The Modern Crisis in Theoretical Physics
This is the first area of the general category of courses, forming the LRC’s core curriculum. It currently consists of three courses, which are designed to give students the ability to understand and to appreciate the issues involved in the current crisis facing modern theorists. For the syllabus of each course, please click on the appropriate link below:
1) Newton’s Program of Research - Classical and Quantum Mechanics
2) The Standard Model of Particle Physics and General Relativity
3) String Theory and Modern Theoretical Physics
These courses are not designed to teach students how to use vectorial physics to solve problems of physics, but rather to explain how concepts of vectorial physics are employed to solve problems of physics. The difference lies in the contrast between the philosopher and the physicist. Whereas the physicists must have the skill to formulate the appropriate equation for a given application and find its solution, a skill which only comes through years of practice and determination, the philosopher needs only to understand how and why the concepts used by the physicist apply to a given application, an understanding that we believe can be achieved without developing the highly specialized skills of the practicing physicist.

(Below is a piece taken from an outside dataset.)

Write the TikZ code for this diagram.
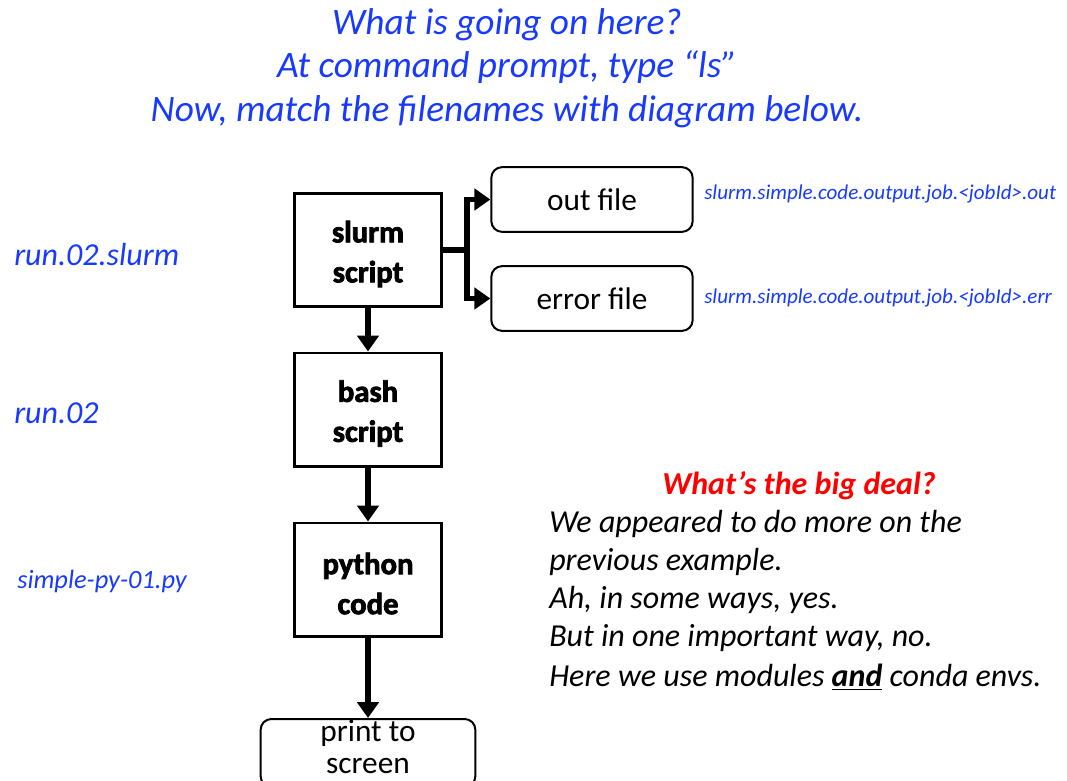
\documentclass[tikz,border=0pt]{standalone}
\usepackage{fontspec}
\setmainfont{Carlito}
\newfontfamily\heavy{Carlito Bold}[FakeBold=2.5]
\usetikzlibrary{arrows.meta}
\definecolor{tblue}{RGB}{24,58,255}
\definecolor{tred}{RGB}{255,0,0}
\tikzset{
  sq/.style={draw, line width=2pt, minimum width=110pt, minimum height=85pt, inner sep=0pt},
  sqtext/.style={inner sep=0pt, align=center, font=\heavy\fontsize{23}{30}\selectfont},
  rbox/.style={draw, line width=1.5pt, rounded corners=8pt, minimum width=151pt, minimum height=48.5pt, inner sep=0pt, font=\fontsize{23.5}{26}\selectfont},
  conn/.style={line width=4pt, -{Triangle[length=12pt,width=16pt]}},
  bluelab/.style={text=tblue, font=\itshape\fontsize{24}{28}\selectfont, anchor=west, inner sep=0pt},
  filelab/.style={text=tblue, font=\itshape\fontsize{15.8}{18}\selectfont, anchor=west, inner sep=0pt},
  bodyline/.style={anchor=west, inner sep=0pt, font=\itshape\fontsize{24}{28}\selectfont},
}
\begin{document}
\begin{tikzpicture}[x=0.75pt,y=-0.75pt]
\useasboundingbox (0,0) rectangle (1067,781);
% title
\node[text=tblue, font=\itshape\fontsize{28}{32.5}\selectfont, align=center, inner sep=0pt] (title) at (507,68)
  {What is going on here?\\At command prompt, type “ls”\\Now, match the filenames with diagram below.};
% boxes
\node[sq] (slurm) at (368,250) {};
\node[sqtext] (slurmt) at ([yshift=-3pt]slurm.center) {slurm\\script};
\node[sq] (bash) at (368,409.5) {};
\node[sqtext] (basht) at ([yshift=-3pt]bash.center) {bash\\script};
\node[sq] (py) at (368,579.5) {};
\node[sqtext] (pyt) at ([yshift=-3pt]py.center) {python\\code};
\node[rbox] (out) at (592,199.5) {out file};
\node[rbox] (err) at (592,298.5) {error file};
\node[draw, line width=1.5pt, rounded corners=8pt, minimum width=161pt, minimum height=51pt, inner sep=0pt, anchor=north] (print) at (368,718) {};
\node[inner sep=0pt, align=center, font=\fontsize{23.5}{24}\selectfont] (printt) at (368,747) {print to\\screen};
% connectors
\coordinate (split) at (467,250);
\draw[line width=4pt] (slurm.east) -- (split);
\draw[conn] (split) |- (out.west);
\draw[conn] (split) |- (err.west);
\draw[conn] (slurm.south) -- (bash.north);
\draw[conn] (bash.south) -- (py.north);
\draw[conn] (py.south) -- (print.north);
% left labels
\node[bluelab] (l1) at (14,255) {run.02.slurm};
\node[bluelab] (l2) at (14,413) {run.02};
\node[bluelab, font=\itshape\fontsize{19.8}{24}\selectfont] (l3) at (17,581) {simple-py-01.py};
% file labels
\node[filelab] (f1) at (704,194) {slurm.simple.code.output.job.<jobId>.out};
\node[filelab] (f2) at (704,298) {slurm.simple.code.output.job.<jobId>.err};
% right text
\node[text=tred, font=\bfseries\itshape\fontsize{24}{28}\selectfont, inner sep=0pt] (deal) at (799,486) {What’s the big deal?};
\node[bodyline] (b1) at (549,524) {We appeared to do more on the};
\node[bodyline] (b2) at (549,562) {previous example.};
\node[bodyline] (b3) at (549,600) {Ah, in some ways, yes.};
\node[bodyline] (b4) at (549,638) {But in one important way, no.};
\node[bodyline] (b5) at (549,677) {Here we use modules \underline{\textbf{and}} conda envs.};
\end{tikzpicture}
\end{document}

Of course, the reason for taking the philosophical approach is only pragmatic. On the one hand, the student who already has developed considerable skills in applying vectorial physics will be much better prepared to understand the course material, but, on the other hand, the student that doesn’t have these skills, and likely never will acquire them, is not placed at a disadvantage.
The root cause of the fundamental crisis in theoretical physics is the duality of the point and the line, or the duality of the discrete and the continuum. The troubles facing modern physicists in explaining the nature of the world in their terms have evolved from the issues stemming from these two simple, but perplexing, concepts. Our purpose is to understand how they have come home to roost in the theoretical physics of today, and how much of the problem is due to the mathematical language physicists have developed for vectorial physics, the language of the differential equation.
What this means is that we will be much more interested in how these concepts developed over time, than in mastering their applications. Hence, the history of the development of these physics and mathematics concepts will be much more important than it is in typical university courses and in the textbooks that they typically employ, because it is the history of these developments that illuminates the change in thinking required to master the science of scalar physics.
Hence, for those seeking the LRC Certificate of Graduation (CG), these courses must be completed, but even for those not interested in the CG, these courses are highly recommended. Ideally, they should be completed before taking the courses in the second area of the general category, forming the core curriculum of the LRC.